We made our way up there, and I got to answer questions about things like my current weight (cough), if I used drugs or alcohol that could impair my driving (not while driving), or if I’d been committed to a mental institution (at times, maybe should have been). Then, I was directs to line #3, where I got to pay for my license renewal. Next line… get a new photo taken. I fluffed my hair, put my best chin forward, and smiled. Oh, and got to wait again for my shiny new license to be printed.

New DL in hand, the girl and I marched back to the “greeter” and got a new number to take care of the plate sticker problem (the one we got wouldn’t stick). The girl was understandably getting antsy, as we’d been there for around 45 minutes by that time. They called number 64. I looked at my ticket. 88. Oh boy. Well, at least after this we could leave.

We stood and waited, and waited, and waited. 76. A couple of chairs opened up and we took seats. I was annoyed, but coping… until the girl’s phone died. Then, things really went downhill. 80.
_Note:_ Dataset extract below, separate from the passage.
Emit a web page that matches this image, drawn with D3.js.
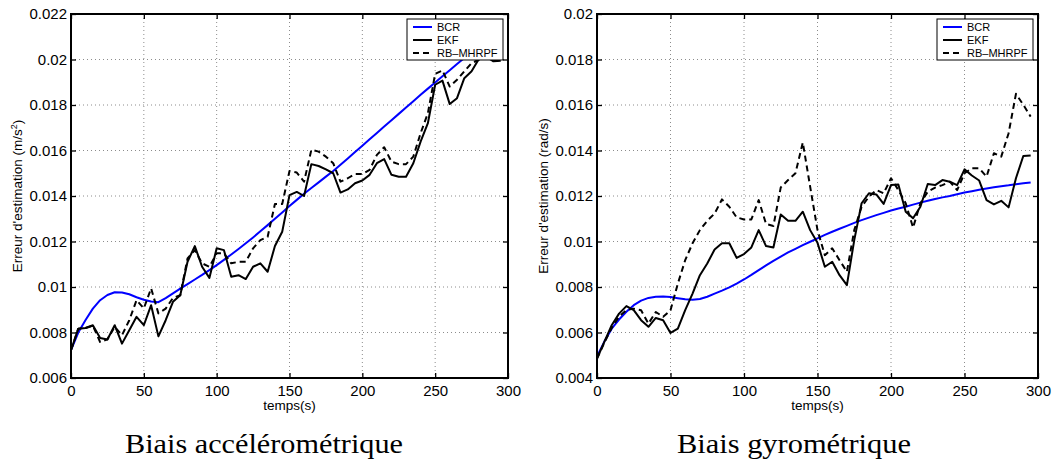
<!DOCTYPE html>
<html>
<head>
<meta charset="utf-8">
<script src="https://cdn.jsdelivr.net/npm/d3@7"></script>
<style>
  body { margin: 0; background: #fff; }
  text { font-family: "Liberation Sans", Arial, sans-serif; }
</style>
</head>
<body>
<svg id="fig" width="1059" height="461"></svg>
<script>
// time samples (s), shared by every series
var temps = [0, 5, 10, 15, 20, 25, 30, 35, 40, 45, 50, 55, 60, 65, 70, 75, 80, 85, 90, 95,
    100, 105, 110, 115, 120, 125, 130, 135, 140, 145, 150, 155, 160, 165, 170, 175, 180, 185, 190, 195,
    200, 205, 210, 215, 220, 225, 230, 235, 240, 245, 250, 255, 260, 265, 270, 275, 280, 285, 290, 295];

var xTicks = [0, 50, 100, 150, 200, 250, 300];
var yTicksAcc = [0.006, 0.008, 0.010, 0.012, 0.014, 0.016, 0.018, 0.020, 0.022];
var yTicksGyr = [0.004, 0.006, 0.008, 0.010, 0.012, 0.014, 0.016, 0.018, 0.020];

var seriesNames = ['BCR', 'EKF', 'RB\u2013MHRPF'];

// accelerometer bias
var accBCR = [0.00722, 0.00800, 0.00855, 0.00905, 0.00942, 0.00965, 0.00977, 0.00976, 0.00968, 0.00955,
    0.00944, 0.00936, 0.00933, 0.00951, 0.00972, 0.00993, 0.01013, 0.01033, 0.01053, 0.01074,
    0.01096, 0.01119, 0.01143, 0.01167, 0.01192, 0.01218, 0.01245, 0.01272, 0.01300, 0.01328,
    0.01356, 0.01383, 0.01410, 0.01435, 0.01460, 0.01485, 0.01510, 0.01537, 0.01565, 0.01593,
    0.01621, 0.01649, 0.01677, 0.01705, 0.01733, 0.01761, 0.01789, 0.01817, 0.01845, 0.01872,
    0.01899, 0.01926, 0.01953, 0.01980, 0.02007, 0.02034, 0.02060, 0.02087, 0.02113, 0.02140];
var accEKF = [0.00722, 0.00817, 0.00820, 0.00832, 0.00776, 0.00769, 0.00832, 0.00751, 0.00810, 0.00869,
    0.00832, 0.00920, 0.00783, 0.00854, 0.00935, 0.00964, 0.01111, 0.01180, 0.01089, 0.01040,
    0.01170, 0.01162, 0.01045, 0.01052, 0.01035, 0.01089, 0.01104, 0.01067, 0.01180, 0.01243,
    0.01404, 0.01418, 0.01400, 0.01540, 0.01532, 0.01517, 0.01500, 0.01415, 0.01429, 0.01456,
    0.01468, 0.01493, 0.01544, 0.01562, 0.01493, 0.01485, 0.01485, 0.01544, 0.01639, 0.01720,
    0.01889, 0.01907, 0.01804, 0.01830, 0.01918, 0.01948, 0.02002, 0.02014, 0.01992, 0.01995];
var accRB = [0.00722, 0.00817, 0.00820, 0.00830, 0.00758, 0.00770, 0.00825, 0.00788, 0.00854, 0.00942,
    0.00906, 0.00994, 0.00884, 0.00905, 0.00952, 0.00964, 0.01126, 0.01162, 0.01104, 0.01089,
    0.01148, 0.01148, 0.01104, 0.01111, 0.01111, 0.01170, 0.01206, 0.01221, 0.01365, 0.01365,
    0.01510, 0.01503, 0.01463, 0.01603, 0.01595, 0.01573, 0.01544, 0.01463, 0.01478, 0.01497,
    0.01497, 0.01515, 0.01581, 0.01614, 0.01551, 0.01540, 0.01540, 0.01573, 0.01676, 0.01764,
    0.01937, 0.01952, 0.01881, 0.01911, 0.01948, 0.01984, 0.01999, 0.02011, 0.02000, 0.01990];

// gyrometer bias
var gyrBCR = [0.00495, 0.00560, 0.00617, 0.00657, 0.00691, 0.00720, 0.00740, 0.00752, 0.00757, 0.00758,
    0.00756, 0.00751, 0.00746, 0.00744, 0.00747, 0.00757, 0.00771, 0.00784, 0.00798, 0.00815,
    0.00833, 0.00853, 0.00874, 0.00895, 0.00915, 0.00934, 0.00952, 0.00968, 0.00984, 0.00999,
    0.01014, 0.01029, 0.01043, 0.01056, 0.01069, 0.01082, 0.01094, 0.01105, 0.01116, 0.01126,
    0.01136, 0.01145, 0.01153, 0.01162, 0.01171, 0.01179, 0.01187, 0.01194, 0.01200, 0.01208,
    0.01215, 0.01221, 0.01227, 0.01233, 0.01238, 0.01243, 0.01247, 0.01252, 0.01256, 0.01259];
var gyrEKF = [0.00485, 0.00559, 0.00632, 0.00683, 0.00716, 0.00698, 0.00654, 0.00625, 0.00664, 0.00654,
    0.00598, 0.00617, 0.00698, 0.00771, 0.00852, 0.00903, 0.00965, 0.00992, 0.00992, 0.00928,
    0.00945, 0.00974, 0.01050, 0.00980, 0.00974, 0.01119, 0.01091, 0.01091, 0.01131, 0.01050,
    0.00994, 0.00889, 0.00911, 0.00852, 0.00808, 0.01006, 0.01168, 0.01212, 0.01207, 0.01165,
    0.01248, 0.01251, 0.01131, 0.01102, 0.01153, 0.01253, 0.01248, 0.01270, 0.01263, 0.01248,
    0.01317, 0.01290, 0.01268, 0.01182, 0.01163, 0.01179, 0.01150, 0.01278, 0.01376, 0.01378];
var gyrRB = [0.00485, 0.00555, 0.00620, 0.00670, 0.00698, 0.00705, 0.00698, 0.00639, 0.00690, 0.00669,
    0.00698, 0.00815, 0.00918, 0.00992, 0.01050, 0.01091, 0.01123, 0.01185, 0.01153, 0.01106,
    0.01097, 0.01097, 0.01182, 0.01077, 0.01068, 0.01238, 0.01270, 0.01300, 0.01435, 0.01241,
    0.01050, 0.00940, 0.00970, 0.00918, 0.00867, 0.01050, 0.01153, 0.01197, 0.01226, 0.01212,
    0.01278, 0.01226, 0.01168, 0.01061, 0.01168, 0.01219, 0.01237, 0.01248, 0.01263, 0.01226,
    0.01300, 0.01322, 0.01322, 0.01285, 0.01388, 0.01373, 0.01476, 0.01649, 0.01601, 0.01549];

var svg = d3.select('#fig');

// one MATLAB style panel
function drawPanel(p) {
    var x = d3.scaleLinear().domain([0, 300]).range([p.left, p.right]);
    var y = d3.scaleLinear().domain([p.yTicks[0], p.yTicks[p.yTicks.length - 1]]).range([p.bottom, p.top]);
    var g = svg.append('g');
    var fmt = function (d) { return String(+d.toFixed(3)); };

    // dotted grid
    g.append('g').selectAll('line').data(xTicks).join('line')
        .attr('x1', function (d) { return x(d); }).attr('x2', function (d) { return x(d); })
        .attr('y1', p.top).attr('y2', p.bottom)
        .attr('stroke', '#8c8c8c').attr('stroke-width', 1).attr('stroke-dasharray', '1,3');
    g.append('g').selectAll('line').data(p.yTicks).join('line')
        .attr('x1', p.left).attr('x2', p.right)
        .attr('y1', function (d) { return y(d); }).attr('y2', function (d) { return y(d); })
        .attr('stroke', '#8c8c8c').attr('stroke-width', 1).attr('stroke-dasharray', '1,3');

    // series
    var line = d3.line()
        .x(function (d, i) { return x(temps[i]); })
        .y(function (d) { return y(d); });
    var styles = [
        { data: p.bcr, color: '#0000ff', dash: null },
        { data: p.ekf, color: '#000', dash: null },
        { data: p.rb, color: '#000', dash: '6,4' }
    ];
    styles.forEach(function (s) {
        g.append('path')
            .attr('d', line(s.data))
            .attr('fill', 'none')
            .attr('stroke', s.color)
            .attr('stroke-width', 2)
            .attr('stroke-linejoin', 'round')
            .attr('stroke-dasharray', s.dash);
    });

    // axes, ticks pointing inwards
    var ax = g.append('g').attr('transform', 'translate(0,' + p.bottom + ')')
        .call(d3.axisBottom(x).tickValues(xTicks).tickSizeInner(-5).tickSizeOuter(0).tickPadding(7));
    var ay = g.append('g').attr('transform', 'translate(' + p.left + ',0)')
        .call(d3.axisLeft(y).tickValues(p.yTicks).tickFormat(fmt).tickSizeInner(-5).tickSizeOuter(0).tickPadding(4));
    g.append('g').attr('transform', 'translate(0,' + p.top + ')')
        .call(d3.axisTop(x).tickValues(xTicks).tickFormat('').tickSizeInner(-5).tickSizeOuter(0));
    g.append('g').attr('transform', 'translate(' + p.right + ',0)')
        .call(d3.axisRight(y).tickValues(p.yTicks).tickFormat('').tickSizeInner(-5).tickSizeOuter(0));
    g.selectAll('.domain').remove();
    g.selectAll('.tick line').attr('stroke', '#000').attr('stroke-width', 1.3);
    ax.selectAll('text').attr('font-size', 15).attr('fill', '#000');
    ay.selectAll('text').attr('font-size', 15).attr('fill', '#000');

    // frame
    g.append('rect')
        .attr('x', p.left).attr('y', p.top)
        .attr('width', p.right - p.left).attr('height', p.bottom - p.top)
        .attr('fill', 'none').attr('stroke', '#000').attr('stroke-width', 2);

    // axis titles
    g.append('text')
        .attr('x', (p.left + p.right) / 2).attr('y', p.bottom + 32)
        .attr('text-anchor', 'middle').attr('font-size', 13.5)
        .text('temps(s)');
    var yl = g.append('text')
        .attr('transform', 'translate(' + p.ylabelX + ',' + (p.top + p.bottom) / 2 + ') rotate(-90)')
        .attr('text-anchor', 'middle').attr('font-size', 13.5);
    yl.append('tspan').text(p.ylabel);
    if (p.ysup) {
        yl.append('tspan').attr('baseline-shift', 'super').attr('font-size', 9).text(p.ysup);
        yl.append('tspan').text(')');
    }

    // legend
    var lw = 96, lh = 41;
    var lx = p.right - 5 - lw, ly = p.top + 5;
    var leg = g.append('g').attr('transform', 'translate(' + lx + ',' + ly + ')');
    leg.append('rect').attr('width', lw).attr('height', lh)
        .attr('fill', '#fff').attr('stroke', '#000').attr('stroke-width', 1);
    seriesNames.forEach(function (name, i) {
        var cy = 8 + i * 13;
        leg.append('line')
            .attr('x1', 6).attr('x2', 25).attr('y1', cy).attr('y2', cy)
            .attr('stroke', styles[i].color).attr('stroke-width', 2)
            .attr('stroke-dasharray', styles[i].dash);
        leg.append('text')
            .attr('x', 30).attr('y', cy).attr('dy', '0.35em')
            .attr('font-size', 11).text(name);
    });

    // caption below the panel
    svg.append('text')
        .attr('x', p.captionX).attr('y', 453)
        .attr('text-anchor', 'middle')
        .style('font-family', '"Liberation Serif", "DejaVu Serif", serif')
        .attr('font-size', 27)
        .attr('textLength', p.captionW).attr('lengthAdjust', 'spacingAndGlyphs')
        .text(p.caption);
}

drawPanel({
    left: 71, right: 508, top: 14, bottom: 378,
    yTicks: yTicksAcc,
    bcr: accBCR, ekf: accEKF, rb: accRB,
    ylabelX: 22, ylabel: 'Erreur d\'estimation (m/s', ysup: '2',
    caption: 'Biais acc\u00e9l\u00e9rom\u00e9trique', captionX: 264, captionW: 278
});

drawPanel({
    left: 597, right: 1038, top: 14, bottom: 378,
    yTicks: yTicksGyr,
    bcr: gyrBCR, ekf: gyrEKF, rb: gyrRB,
    ylabelX: 548, ylabel: 'Erreur d\'estimation (rad/s)', ysup: null,
    caption: 'Biais gyrom\u00e9trique', captionX: 794, captionW: 234
});
</script>
</body>
</html>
A man who could have been Chekov from Star Trek checked to make sure we had all of our ducks in a row. Yep. We were just waiting, less and less patiently. 86. I told the girl to get up. We were going to get closer to the counters, lest we not move up fast enough and they skip over us. Finally, someone called out, “88?” I held up my ticket and said, “Bingo!”

I explained to the woman at the counter that the sticker wouldn’t stick. No problem. But with the next one, I should just make sure to warm up the plate before trying to adhere the sticker. She handed me a piece of paper and said, “Take this and go
Through the cashier line. She will give you the sticker.” At that point, I about lost it. “Seriously?!” I asked. “I’ve already been here for a hour and a half!” She mumbled an apology as she walked away. I was flabbergasted. Why in the world did I have to go to a cashier when I wasn’t even paying anything.

I grumbled and the girl cried our way through the line, to end up at the window immediately next to the woman who told me to get in the cashier line. That woman took my piece of paper, tapped a couple of keys on her computer, reached towards the printer, and handed me my new sticker. Was that so flipping difficult that the previous woman, with the same computer and printer setup couldn’t do it?

The girl and I finally broke free from DMV Hell, one hour and 45 minutes after we’d arrived. Now, hubs is driving us to our New Year’s Eve destination as I’m blogging this from my phone (hence any ridiculous typos). May the drinking soon commence. And may you all have a happy New Year!